Когда хозяин дома упомянул об эмпи, я спросил его сына:
– Кстати, что это за эмпи у вас в университете?
– А, – сказал он, – эти эмпи пожгли у нас уже три этажа мебели и сейчас жгут четвертый. Они там поставлены охранять несколько сейфов Формозского банка.
– А почему у вас очутились сейфы Формозского банка? – спросил я.
– Потому что когда Формоза оказалась в опасности, то в помещении университета сделали отделение банка и в нескольких комнатах поставили шкафы с ценностями. Сейчас решают, что с ними делать.
– Неужели руководители Формозского банка оказались такими любителями образования, или университетская администрация такой любительницей Формозского банка?
Студент на секунду замялся, а потом сказал:
– Это потому, что и университет и банк контролирует концерн Мицуи, поэтому он и разместил у нас отделение банка – наверное, не было другого помещения.
И я вспомнил, как в своей беседе со студентами выразил опасение, что если они пойдут слишком далеко влево и перестанут быть надежными кадрами для Мицуи, то не может ли вдруг Мицуи в один прекрасный день закрыть университет и разместить у них какие-нибудь цехи своих заводов? Высказывая это гиперболическое предположение, я, конечно, не думал об этом практически, а между тем оказалось, что я был не так уж далек от истины.
В этот же вечер поехали в театр «Симпа». Слово «симпа» значит «новый». Театр «Симпа» был создан в восьмидесятых годах прошлого века кружком либералов, которые через театр пропагандировали свои идеи. Это было сначала вполне политическое предприятие, где разыгрывались политические сценки, устраивалась в полном смысле этого слова живая газета и вообще велась крупная политическая игра.
С течением времени «Симпа» потерял этот характер и стал своего рода переходным театром. В нем были использованы многие методы «Кабуки» (условность декораций и характер игры актеров), но пьесы были посвящены более близким временам – самому концу эпохи Токугавы и в особенности началу эпохи Мэйдзи. Значительное место в этих пьесах занимала народная жизнь и жизнь интеллигенции. Стиль пьес был скорее сентиментальный, чем героический, и вообще с точки зрения жанра этот театр можно определить как театр сентиментальный. В театре много эклектического, и сейчас он находится в трудном положении, как человек, слишком долго засидевшийся между двумя стульями. В десятых годах этого века «Симпа» достиг наибольшего расцвета. Существовало четыре крупных труппы, работавших по этой системе, и к этому времени сложился основной репертуар.
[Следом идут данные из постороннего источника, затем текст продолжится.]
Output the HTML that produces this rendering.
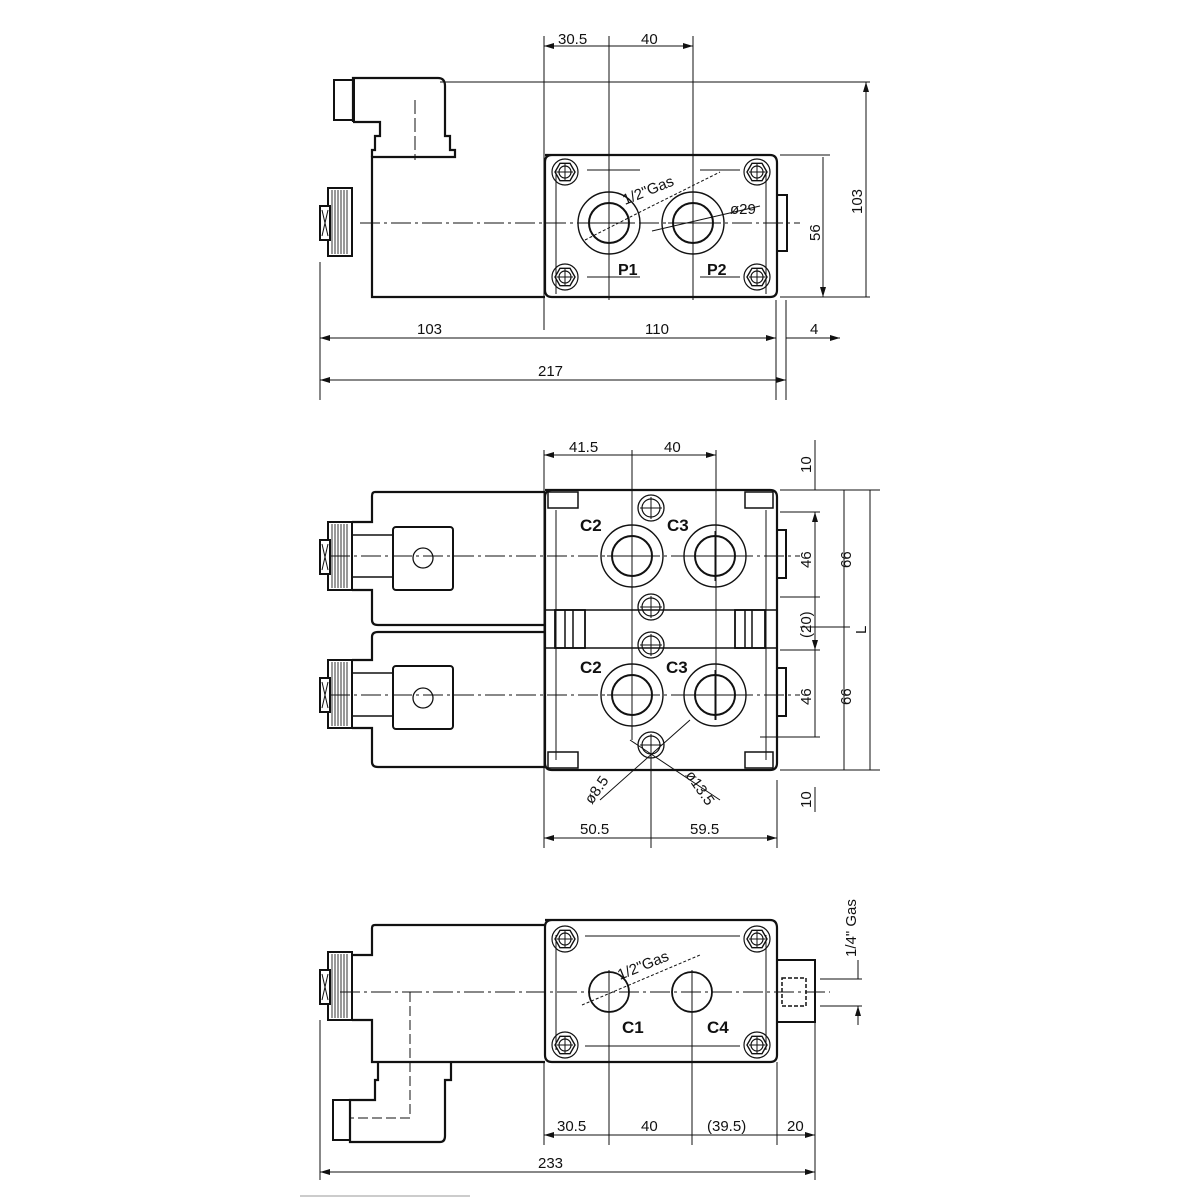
<!DOCTYPE html>
<html><head><style>html,body{margin:0;padding:0;background:#fff}svg{display:block}</style></head>
<body>
<svg width="1200" height="1200" viewBox="0 0 1200 1200" xmlns="http://www.w3.org/2000/svg" font-family="Liberation Sans, sans-serif">
<defs>
<marker id="a" viewBox="0 0 10 6" refX="10" refY="3" markerWidth="10" markerHeight="6" orient="auto-start-reverse" markerUnits="userSpaceOnUse"><path d="M0,0 L10,3 L0,6 z" fill="#111"/></marker>
<g id="bolt"><circle r="13" fill="none" stroke="#111" stroke-width="1.2"/><polygon points="10,0 5,8.7 -5,8.7 -10,0 -5,-8.7 5,-8.7" fill="none" stroke="#111" stroke-width="1.4"/><circle r="6" fill="none" stroke="#111" stroke-width="1.2"/><path d="M-8,0H8M0,-8V8" stroke="#111" stroke-width="1"/></g>
<g id="port"><circle r="31" fill="none" stroke="#111" stroke-width="1.4"/><circle r="20" fill="none" stroke="#111" stroke-width="2"/><path d="M-25,0H25M0,-25V25" stroke="#111" stroke-width="1"/></g>
<g id="sm"><circle r="13" fill="none" stroke="#111" stroke-width="1.3"/><circle r="9" fill="none" stroke="#111" stroke-width="1.2"/><path d="M-11,0H11M0,-11V11" stroke="#111" stroke-width="1"/></g>
<g id="knob"><rect x="8" y="0" width="24" height="68" fill="#fff" stroke="#111" stroke-width="2"/><path d="M12,2V66M15,2V66M18,2V66M21,2V66M24,2V66M27,2V66" stroke="#333" stroke-width="1"/><rect x="0" y="18" width="10" height="34" fill="#fff" stroke="#111" stroke-width="2"/><path d="M2,22L8,48M8,22L2,48" stroke="#111"/></g>
</defs>
<g stroke="#111" fill="none" stroke-width="2.2">
<!-- TOP VIEW -->
<path d="M353,122V78H438Q445,78 445,86V136H450V150H455V157H372V297H545"/>
<path d="M353,122H380V136H375V150H372V157"/>
<rect x="334" y="80" width="20" height="40" stroke-width="2"/>
<path d="M545,155H770Q777,155 777,163V290Q777,297 770,297H552Q545,297 545,290V162Q545,155 552,155"/>
<rect x="777" y="195" width="10" height="56" stroke-width="2"/>
<path d="M556,170V294M766,170V294" stroke-width="1"/>
<path d="M587,170H640M700,170H740M587,277H640M700,277H740" stroke-width="1"/>
</g>
<use href="#knob" x="320" y="188"/>
<use href="#bolt" x="565" y="172"/><use href="#bolt" x="757" y="172"/><use href="#bolt" x="565" y="277"/><use href="#bolt" x="757" y="277"/>
<use href="#port" x="609" y="223"/><use href="#port" x="693" y="223"/>
<g stroke="#111" stroke-width="1" fill="none">
<path d="M360,223H800" stroke-dasharray="20,4,3,4"/>
<path d="M415,100V160" stroke-dasharray="14,4"/>
<path d="M544,36V330M609,36V300M693,36V300M776,300V400M786,300V400M320,262V400"/>
<path d="M440,82H870M780,155H830M780,297H870"/>
<path d="M544,46H609M609,46H693" marker-start="url(#a)" marker-end="url(#a)"/>
<path d="M866,82V297M823,157V297" marker-start="url(#a)" marker-end="url(#a)"/>
<path d="M320,338H544M544,338H776" marker-start="url(#a)" marker-end="url(#a)"/>
<path d="M766,338H776M796,338H786M786,338H840" marker-end="url(#a)"/>
<path d="M320,380H786" marker-start="url(#a)" marker-end="url(#a)"/>
<path d="M585,240L650,207L720,172" stroke-dasharray="3,2"/>
<path d="M652,231L760,206"/>
</g>
<g font-size="15" fill="#111">
<text x="558" y="44">30.5</text><text x="641" y="44">40</text>
<text x="417" y="334">103</text><text x="645" y="334">110</text><text x="810" y="334">4</text>
<text x="538" y="376">217</text>
<text transform="translate(862,200) rotate(-90)" x="-14" y="0">103</text>
<text transform="translate(820,233) rotate(-90)" x="-8" y="0">56</text>
<text transform="translate(625,205) rotate(-22)">1/2"Gas</text>
<text x="730" y="214">ø29</text>
<text x="618" y="275" font-weight="bold" font-size="16">P1</text><text x="707" y="275" font-weight="bold" font-size="16">P2</text>
</g>

<!-- MIDDLE VIEW -->
<g stroke="#111" fill="none" stroke-width="2.2">
<path d="M545,492H375Q372,492 372,496V522H352M352,590H372V620Q372,625 378,625H545"/>
<path d="M545,632H378Q372,632 372,637V660H352M352,728H372V762Q372,767 378,767H545"/>
<path d="M545,490H770Q777,490 777,497V763Q777,770 770,770H552Q545,770 545,763V497Q545,490 552,490Z"/>
<rect x="777" y="530" width="9" height="48" stroke-width="2"/>
<rect x="777" y="668" width="9" height="48" stroke-width="2"/>
<rect x="393" y="527" width="60" height="63" rx="3" stroke-width="2"/>
<rect x="393" y="666" width="60" height="63" rx="3" stroke-width="2"/>
<path d="M352,535H393M352,577H393M352,673H393M352,716H393" stroke-width="1.5"/>
<path d="M545,610H777M545,648H777" stroke-width="1.5"/>
<rect x="555" y="610" width="30" height="38" stroke-width="1.8"/><rect x="735" y="610" width="30" height="38" stroke-width="1.8"/>
<path d="M565,610V648M573,610V648M745,610V648M752,610V648" stroke-width="1.5"/>
<rect x="548" y="492" width="30" height="16" stroke-width="1.5"/><rect x="745" y="492" width="28" height="16" stroke-width="1.5"/>
<rect x="548" y="752" width="30" height="16" stroke-width="1.5"/><rect x="745" y="752" width="28" height="16" stroke-width="1.5"/>
<path d="M556,510V760M766,510V760" stroke-width="1"/>
</g>
<use href="#knob" x="320" y="522"/><use href="#knob" x="320" y="660"/>
<g stroke="#111" stroke-width="1.3" fill="none"><circle cx="423" cy="558" r="10"/><circle cx="423" cy="698" r="10"/></g>
<use href="#port" x="632" y="556"/><use href="#port" x="715" y="556"/><use href="#port" x="632" y="695"/><use href="#port" x="715" y="695"/>
<use href="#sm" x="651" y="508"/><use href="#sm" x="651" y="607"/><use href="#sm" x="651" y="645"/><use href="#sm" x="651" y="745"/>
<g stroke="#111" stroke-width="1" fill="none">
<path d="M330,556H800M330,695H800" stroke-dasharray="20,4,3,4"/>
<path d="M544,450V848M632,450V740M716,450V720M651,740V848M777,780V848"/>
<path d="M780,490H880M780,512H820M780,597H820M780,650H820M760,737H820M780,770H880M800,627H850"/>
<path d="M815,440V490M815,787V812" />
<path d="M815,512V597M815,650V737M844,490V627M844,627V770M870,490V770M815,597V650" marker-start="url(#a)" marker-end="url(#a)"/>
<path d="M544,455H632M632,455H716" marker-start="url(#a)" marker-end="url(#a)"/>
<path d="M544,838H651M651,838H777" marker-start="url(#a)" marker-end="url(#a)"/>
<path d="M600,800L690,720M630,740L720,800"/>
</g>
<g font-size="15" fill="#111">
<text x="569" y="452">41.5</text><text x="664" y="452">40</text>
<text x="580" y="834">50.5</text><text x="690" y="834">59.5</text>
<text x="580" y="531" font-weight="bold" font-size="17">C2</text><text x="667" y="531" font-weight="bold" font-size="17">C3</text>
<text x="580" y="673" font-weight="bold" font-size="17">C2</text><text x="666" y="673" font-weight="bold" font-size="17">C3</text>
<text transform="translate(811,465) rotate(-90)" x="-8">10</text>
<text transform="translate(811,560) rotate(-90)" x="-8">46</text>
<text transform="translate(811,624) rotate(-90)" x="-14">(20)</text>
<text transform="translate(811,697) rotate(-90)" x="-8">46</text>
<text transform="translate(811,800) rotate(-90)" x="-8">10</text>
<text transform="translate(851,560) rotate(-90)" x="-8">66</text>
<text transform="translate(851,697) rotate(-90)" x="-8">66</text>
<text transform="translate(866,630) rotate(-90)" x="-4">L</text>
<text transform="translate(592,805) rotate(-55)">ø8.5</text>
<text transform="translate(685,775) rotate(55)">ø13.5</text>
</g>

<!-- BOTTOM VIEW -->
<g stroke="#111" fill="none" stroke-width="2.2">
<path d="M545,925H375Q372,925 372,928V955H352M352,1020H372V1062H545"/>
<path d="M545,920H770Q777,920 777,928V1055Q777,1062 770,1062H552Q545,1062 545,1055V927Q545,920 552,920Z"/>
<rect x="777" y="960" width="38" height="62" stroke-width="2"/>
<path d="M378,1062V1080H375V1100H350V1142H440Q445,1142 445,1136V1080H451V1062"/>
<rect x="333" y="1100" width="17" height="40" stroke-width="2"/>
<path d="M556,935V1050M766,935V1050M585,936H740M585,1046H740" stroke-width="1"/>
<rect x="782" y="978" width="24" height="28" stroke-width="1.5" stroke-dasharray="4,2"/>
</g>
<use href="#knob" x="320" y="952"/>
<use href="#bolt" x="565" y="939"/><use href="#bolt" x="757" y="939"/><use href="#bolt" x="565" y="1045"/><use href="#bolt" x="757" y="1045"/>
<g stroke="#111" stroke-width="1.8" fill="none"><circle cx="609" cy="992" r="20"/><circle cx="692" cy="992" r="20"/></g>
<g stroke="#111" stroke-width="1" fill="none">
<path d="M340,992H830" stroke-dasharray="20,4,3,4"/>
<path d="M410,992V1118H350" stroke-dasharray="10,4"/>
<path d="M544,1062V1145M609,970V1145M692,970V1145M777,1062V1145M815,1022V1180M320,1020V1180"/>
<path d="M544,1135H609M609,1135H692M692,1135H777M777,1135H815" marker-start="url(#a)" marker-end="url(#a)"/>
<path d="M320,1172H815" marker-start="url(#a)" marker-end="url(#a)"/>
<path d="M820,979H862M820,1006H862M858,960V979M858,1006V1025" />
<path d="M858,965V979M858,1020V1006" marker-end="url(#a)"/>
<path d="M582,1005L700,955" stroke-dasharray="3,2"/>
</g>
<g font-size="15" fill="#111">
<text x="557" y="1131">30.5</text><text x="641" y="1131">40</text><text x="707" y="1131">(39.5)</text><text x="787" y="1131">20</text>
<text x="538" y="1168">233</text>
<text x="622" y="1033" font-weight="bold" font-size="17">C1</text><text x="707" y="1033" font-weight="bold" font-size="17">C4</text>
<text transform="translate(620,980) rotate(-22)">1/2"Gas</text>
<text transform="translate(856,957) rotate(-90)">1/4" Gas</text>
</g>
<path d="M300,1196H470" stroke="#999" stroke-width="1"/>
</svg>
</body></html>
Сейчас остался всего один театр, на представление которого я поехал.
Смотрели мы пьесу из жизни актеров конца прошлого века, то есть середины эпохи Мэйдзи, пьесу, написанную для той эпохи, но переделанную сейчас заново репертуарной частью театра. Она повествует о том, как живут на свете молодой певец и молодая музыкантша, играющая на сямисэне, как работают, как любят друг друга и как ревнивы друг к другу в области искусства.
Пьеса начинается с их ссоры: он упрекает ее за то, что она плохо играла сегодня. Следует скандал, она убегает. Потом идет сцена их примирения и объяснения в любви; потом снова ссора – уже на почве ревности к богатому ростовщику, ухаживающему за ней. Молодой артист бросает оскорбление в лицо своей возлюбленной, та бросает ему в лицо афишу спектакля, он топчет ее ногами и уходит. Она выходит замуж за ростовщика. Он переходит в плохую труппу, опускается все ниже и ниже, пьянствует.
Однако о них обоих говорят, что они друг без друга не могут ни существовать, ни играть, что он без нее – как коробка без крышки. Наконец, когда он находится на грани полного падения, она, затосковав по своему искусству, приходит к нему, и они начинают репетировать. И вот их первое представление – очень удачное, после чего она говорит своему мужу-ростовщику, что не в состоянии репетировать и играть так редко, что она должна снова всецело отдаться искусству, а если муж запретит, то она разведется с ним. Тогда молодой актер говорит ей, что она разучилась играть, что она сегодня плохо играла. Возникает новая ужасная ссора.
Последняя сцена происходит в какой-то нищей харчевне, молодой актер сидит там со своим другом. Друг недоумевает, за что тот оскорбил актрису: она ведь прекрасно играла. Надо попросить у нее прощения, и она вернется. В ответ на это пьяный артист говорит, что она играла так хорошо, как никогда, но она сказала, что ради искусства разведется, а он за эти годы побывал на дне, видел, что творится с людьми, пожертвовавшими своей жизнью ради искусства, все потерявшими, состарившимися, и не хочет, чтобы она испытала их участь. Друзья сидят за столом и оба плачут. А в это время какая-то бродячая музыкантша проходит за стеной мимо двери и тихо играет на сямисэне. Оба они молча в отчаянии прислушиваются к этим звукам. На этом кончается пьеса.